Wahab Tariq Butt
They are blaming me for murder of the young pregnant girl outside Lahore High Court. They say I am an accomplice. How dare I stand there and watch those men murder that poor girl? Why didn’t I stop them? They say I should be punished. I don’t have an iota of shame and am a disgrace to men, I am being told.
I would normally ignore such people and carry on with my life. But the poor girl who was murdered by her own father and brother asks me the same questions when she haunts my dreams. I can feel for that poor soul.

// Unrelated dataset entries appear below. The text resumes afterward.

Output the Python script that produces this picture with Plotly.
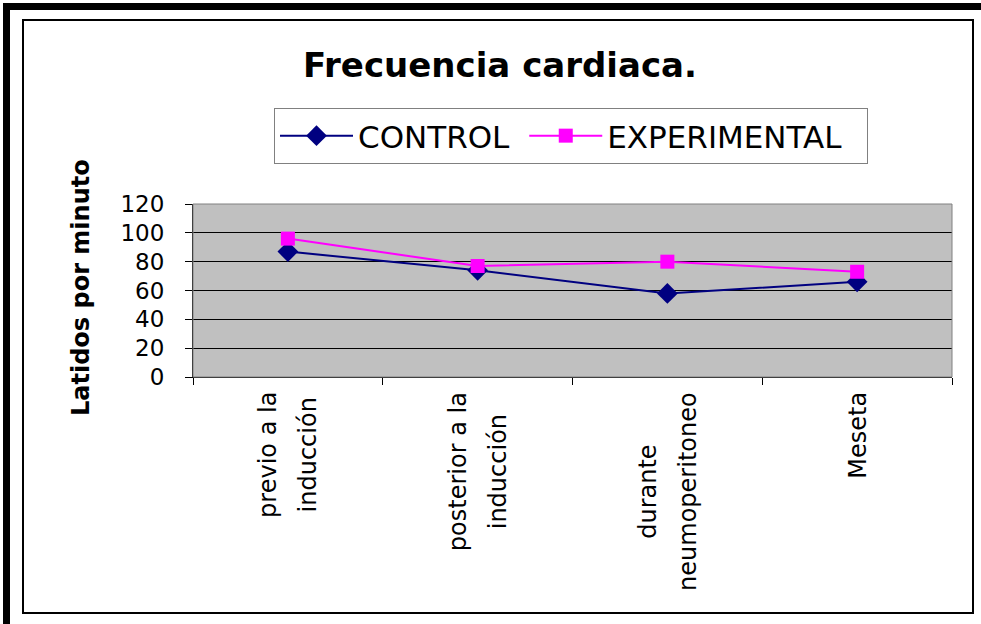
import plotly.graph_objects as go

W, H = 981, 624
PLOT_L, PLOT_R, PLOT_T, PLOT_B = 193, 952, 204, 377

categories = ["previo a la inducción", "posterior a la inducción",
              "durante neumoperitoneo", "Meseta"]
category_lines = [["previo a la", "inducción"],
                  ["posterior a la", "inducción"],
                  ["durante", "neumoperitoneo"],
                  ["Meseta"]]
series_names = ["CONTROL", "EXPERIMENTAL"]
control = [87, 74, 58, 66]
experimental = [96, 77, 80, 73]
y_ticks = [0, 20, 40, 60, 80, 100, 120]

FONT = "DejaVu Sans"
NBSP = "\u00a0"


def px_x(px):
    """pixel column -> paper x"""
    return (px - PLOT_L) / (PLOT_R - PLOT_L)


def px_y(py):
    """pixel row -> paper y"""
    return (PLOT_B - py) / (PLOT_B - PLOT_T)


def rect(x0, y0, x1, y1, **kw):
    return dict(type="rect", xref="paper", yref="paper",
                x0=px_x(x0), x1=px_x(x1), y0=px_y(y0), y1=px_y(y1),
                layer="above", **kw)


fig = go.Figure()
# trailing nbsp just to widen the legend entries like the original
fig.add_trace(go.Scatter(
    x=categories, y=control, name=series_names[0] + NBSP,
    mode="lines+markers",
    line=dict(color="#000080", width=2),
    marker=dict(symbol="diamond", size=16, color="#000080"),
))
fig.add_trace(go.Scatter(
    x=categories, y=experimental, name=series_names[1] + NBSP * 2,
    mode="lines+markers",
    line=dict(color="#FF00FF", width=2),
    marker=dict(symbol="square", size=14, color="#FF00FF"),
))

# category labels, rotated, lines centred with wide spacing
annotations = []
for cat, lines in zip(categories, category_lines):
    txt = "<br>".join(f"<span style='font-size:24px'>{s}</span>" for s in lines)
    annotations.append(dict(
        x=cat, xref="x", y=0, yref="paper", yanchor="top", xanchor="center",
        yshift=-13, text=txt, textangle=-90, align="center", showarrow=False,
        font=dict(family=FONT, size=31, color="black"),
    ))

annotations.append(dict(
    x=px_x(81), xref="paper", y=px_y(288), yref="paper",
    xanchor="center", yanchor="middle",
    text="<b>Latidos por minuto</b>", textangle=-90, showarrow=False,
    font=dict(family=FONT, size=24, color="black"),
))

shapes = [
    rect(3, 3, W, 10, fillcolor="black", line=dict(width=0)),
    rect(3, 3, 10, H, fillcolor="black", line=dict(width=0)),
    rect(23, 20, 973, 613, line=dict(color="black", width=2)),
    rect(PLOT_L, PLOT_T, PLOT_R, PLOT_B, line=dict(color="#808080", width=1)),
]

fig.update_layout(
    width=W, height=H,
    margin=dict(l=PLOT_L, r=W - PLOT_R, t=PLOT_T, b=H - PLOT_B),
    paper_bgcolor="white", plot_bgcolor="#C0C0C0",
    font=dict(family=FONT, color="black"),
    title=dict(text="<b>Frecuencia cardiaca.</b>", x=500 / W, xanchor="center",
               y=1 - 65 / H, yanchor="middle",
               font=dict(family=FONT, size=34, color="black")),
    legend=dict(orientation="h", x=px_x(274), y=px_y(108), xanchor="left",
                yanchor="top", bordercolor="#808080", borderwidth=1,
                bgcolor="white", font=dict(family=FONT, size=31),
                itemwidth=73, tracegroupgap=0),
    showlegend=True,
    annotations=annotations,
    shapes=shapes,
)

fig.update_xaxes(
    type="category", range=[-0.5, 3.5], showticklabels=False,
    tickson="boundaries", ticks="outside", ticklen=7, tickcolor="black",
    showline=True, linecolor="black", linewidth=1, showgrid=False,
    zeroline=False,
)
fig.update_yaxes(
    range=[0, 120], tickvals=y_ticks, ticks="outside", ticklen=7,
    tickcolor="black", ticklabelstandoff=16,
    tickfont=dict(family=FONT, size=23, color="black"),
    showline=True, linecolor="black", linewidth=1,
    showgrid=True, gridcolor="black", gridwidth=1, zeroline=False,
)

fig.write_html("out.html", config={"displayModeBar": False},
               post_script="document.body.style.margin = '0';")
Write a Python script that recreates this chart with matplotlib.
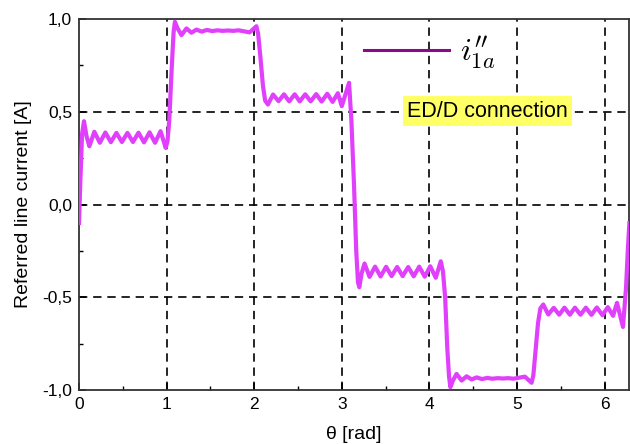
import numpy as np
import matplotlib
matplotlib.use('Agg')
import matplotlib.pyplot as plt
from matplotlib.lines import Line2D
from matplotlib.ticker import MultipleLocator, FuncFormatter

plt.rcParams['font.family'] = ['Liberation Sans', 'DejaVu Sans']
plt.rcParams['mathtext.fontset'] = 'cm'

# theta [rad] and referred line current [A]
theta = [
    0.000, 0.015, 0.035, 0.057, 0.085, 0.118, 0.175, 0.238, 0.301, 0.364,
    0.427, 0.490, 0.553, 0.616, 0.679, 0.742, 0.805, 0.868, 0.931, 0.990,
    1.010, 1.030, 1.060, 1.080, 1.095,
    1.125, 1.170, 1.227, 1.284, 1.341, 1.400, 1.460, 1.520, 1.580, 1.640,
    1.700, 1.760, 1.820, 1.880, 1.948, 2.025, 2.045, 2.070, 2.100, 2.125,
    2.157,
    2.215, 2.278, 2.340, 2.400, 2.462, 2.520, 2.583, 2.645, 2.708, 2.770,
    2.834, 2.895, 2.955, 3.000, 3.083, 3.110, 3.140, 3.165, 3.185, 3.200,
    3.227, 3.260, 3.317, 3.380, 3.443, 3.506, 3.569, 3.632, 3.695, 3.758,
    3.821, 3.884, 3.947, 4.010, 4.073, 4.130, 4.155, 4.180, 4.205, 4.225,
    4.240,
    4.268, 4.310, 4.368, 4.425, 4.482, 4.540, 4.600, 4.660, 4.720, 4.780,
    4.840, 4.900, 4.960, 5.020, 5.090, 5.167, 5.187, 5.210, 5.240, 5.267,
    5.300,
    5.357, 5.420, 5.482, 5.542, 5.604, 5.662, 5.725, 5.787, 5.850, 5.912,
    5.976, 6.037, 6.097, 6.142, 6.210, 6.245, 6.265, 6.283,
]
current = [
    -0.100, 0.120, 0.380, 0.449, 0.370, 0.314, 0.392, 0.333, 0.388, 0.336,
    0.386, 0.337, 0.386, 0.337, 0.387, 0.335, 0.389, 0.333, 0.395, 0.305,
    0.340, 0.450, 0.750, 0.930, 0.985,
    0.950, 0.913, 0.949, 0.926, 0.943, 0.932, 0.941, 0.935, 0.939, 0.936,
    0.938, 0.936, 0.939, 0.934, 0.928, 0.961, 0.920, 0.800, 0.640, 0.560,
    0.539,
    0.593, 0.557, 0.594, 0.556, 0.594, 0.556, 0.594, 0.556, 0.595, 0.555,
    0.597, 0.553, 0.600, 0.530, 0.656, 0.450, 0.100, -0.250, -0.420, -0.446,
    -0.370, -0.318, -0.390, -0.335, -0.388, -0.336, -0.386, -0.337, -0.386, -0.337,
    -0.387, -0.335, -0.389, -0.333, -0.395, -0.306, -0.360, -0.500, -0.780, -0.930,
    -0.985,
    -0.950, -0.913, -0.949, -0.926, -0.943, -0.932, -0.941, -0.935, -0.939, -0.936,
    -0.938, -0.936, -0.939, -0.934, -0.928, -0.961, -0.920, -0.800, -0.640, -0.560,
    -0.539,
    -0.593, -0.557, -0.594, -0.556, -0.594, -0.556, -0.594, -0.556, -0.595, -0.555,
    -0.597, -0.553, -0.600, -0.530, -0.660, -0.450, -0.250, -0.100,
]

grid_x = [1, 2, 3, 4, 5, 6]
grid_y = [-0.5, 0.0, 0.5]

fig = plt.figure(figsize=(6.3, 4.44), dpi=100)
ax = fig.add_axes([0.1254, 0.1216, 0.8736, 0.8356])

# dashed grid
for gx in grid_x:
    ax.axvline(gx, color='black', lw=1.2, ls=(0, (5, 3.5)), zorder=1)
for gy in grid_y:
    ax.axhline(gy, color='black', lw=1.2, ls=(0, (5, 3.5)), zorder=1)

ax.plot(theta, current, color='#e040fb', lw=3.0, solid_joinstyle='round', zorder=3)

ax.set_xlim(0, 2 * np.pi)
ax.set_ylim(-1.0, 1.0)
ax.xaxis.set_major_locator(MultipleLocator(1))
ax.xaxis.set_minor_locator(MultipleLocator(0.5))
ax.yaxis.set_major_locator(MultipleLocator(0.5))
ax.yaxis.set_minor_locator(MultipleLocator(0.25))
ax.yaxis.set_major_formatter(FuncFormatter(lambda v, p: f"{v:.1f}".replace('.', ',')))
ax.tick_params(which='both', direction='in', labelsize=12.5, colors='black')
ax.tick_params(which='major', length=5, width=1.2, pad=5)
ax.tick_params(which='minor', length=3, width=1.0)
for s in ax.spines.values():
    s.set_linewidth(1.3)
    s.set_color('#333333')

ax.set_xlabel('θ [rad]', fontsize=14, labelpad=10)
ax.set_ylabel('Referred line current [A]', fontsize=14, labelpad=7)

# legend drawn in a darker purple, like the original
handle = Line2D([], [], color='#8b0a8b', lw=2.2)
ax.legend([handle], [r"$i^{\prime\prime}_{1a}$"], loc='center left',
          bbox_to_anchor=(0.518, 0.91), frameon=False, fontsize=23,
          handlelength=2.65, handletextpad=0.35, borderpad=0, borderaxespad=0)

ax.text(0.742, 0.752, 'ED/D connection', transform=ax.transAxes, fontsize=15.5,
        ha='center', va='center', zorder=5,
        bbox=dict(facecolor='#ffff66', edgecolor='none', pad=3))

fig.savefig('out.png', dpi=100)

Killed by her own kith and kin for an action not classified as a crime under the laws of Islamic Republic of Pakistan, the girl’s soul would not be able to rest in peace- although I pray every day that she does.
I am not one of those who believe that someone should be brutally killed for making a life choice. I am a religious man who has read in Quran that murder of one human being is the murder of whole humanity. I don’t belong to any group that kills humans in the name of religion.
Instead, I feel for that poor girl. My heart cries every time I think about the time I stood there and watched those ‘gherat mand’ men kill an unarmed, weak girl. They say I am shameless, insensitive and heartless. I think I am just scared- scared of my life, of the life of those I love.
But I wasn’t always like this.Three years back, I was the Governor of Pakistan’s most populated province, Salman Taseer. I belonged to the ruling party and had earned enough to live my life comfortably. At that time also, such injustice happened and the victim was a woman. She was accused of blasphemy after a fight over petty issues with neighbours and was being wrongly awarded a death sentence. I stood for her. I came forward and tried to save her. At that time I neither hesitated nor asked myself: why should I? She was neither a friend nor a relative, but was a Pakistani and a human and that was enough. I thought that by saving her, I will please my Allah. I showed bravery- but I was killed by my own body guard. Instead of being appreciated for my stand against injustice, I was frowned upon. My murderer was showered with roses and given valentine presents while most Ulema refused to offer my janaza prayer. That was the first time I felt scared- scared not of my killer but of my millions of fellow countrymen.
A year later, I was a teenage girl Malala Yousafzai. Taliban had taken control of my city (Swat) and wanted me to live on their terms. They wouldn’t let the girls in my city study or work. They said I shouldn’t leave my house unless I am getting married or going for Hajj. I was brave and stood against them. They shot me in the head but I still stood firm. I survived, was even acknowledged by the world, but my own countrymen called me a traitor. They said I was a foreign agent, some refused to accept that I was even shot. Taliban didn’t scare me but this behaviour by country men did.
I still didn’t lose hope. Whenever I saw my country men in trouble, I leaped forward to help them. Few days back, I was a lawyer named Rashid Rehman. I spent my whole life working for rights of my countrymen. I saw that injustice was happening and a person was being wrongly accused of blasphemy. Those who launched a case against him had decided before hand that he deserved death- trial seemed a mere formality as anyone who agreed to represent the accused in court would be threatened of severe consequences. I knew the risks. I still came forward and stood for that helpless guy. I stood for him because I believed in humanity. I had seen murder of Salman Taseer and was scared of my life, and of the life of those whom I love; but I still stood against injustice. I was openly threatened in court and later brutally murdered. Apart from a few tweets, no one seemed to appreciate my sacrifice. I departed the world with honour. The extremists who killed me were never able to scare me and stop me from doing what was right. But the failure of authorities to punish my murderers did scare me. I had taken a stand, but the extremists were able to crush me and fulfil their evil plans. They now roam free.
So, when I was an ordinary man standing outside Lahore High Court, I was scared. Scared not of the bricks the attackers had in their hands, but of my own country men. I thought I would be either labelled a traitor or just completely forgotten. I was afraid that my sacrifice will not be appreciated. I was afraid that I will lose my life but the attackers will still fulfill their desires and go back to their homes proud. I was afraid that my attackers will remain unpunished and my children will spend their lives pleading for justice. Yes, I stood back and watched them kill her.
Should I be blamed for the murder of the girl outside Lahore high court? Am I an accomplice?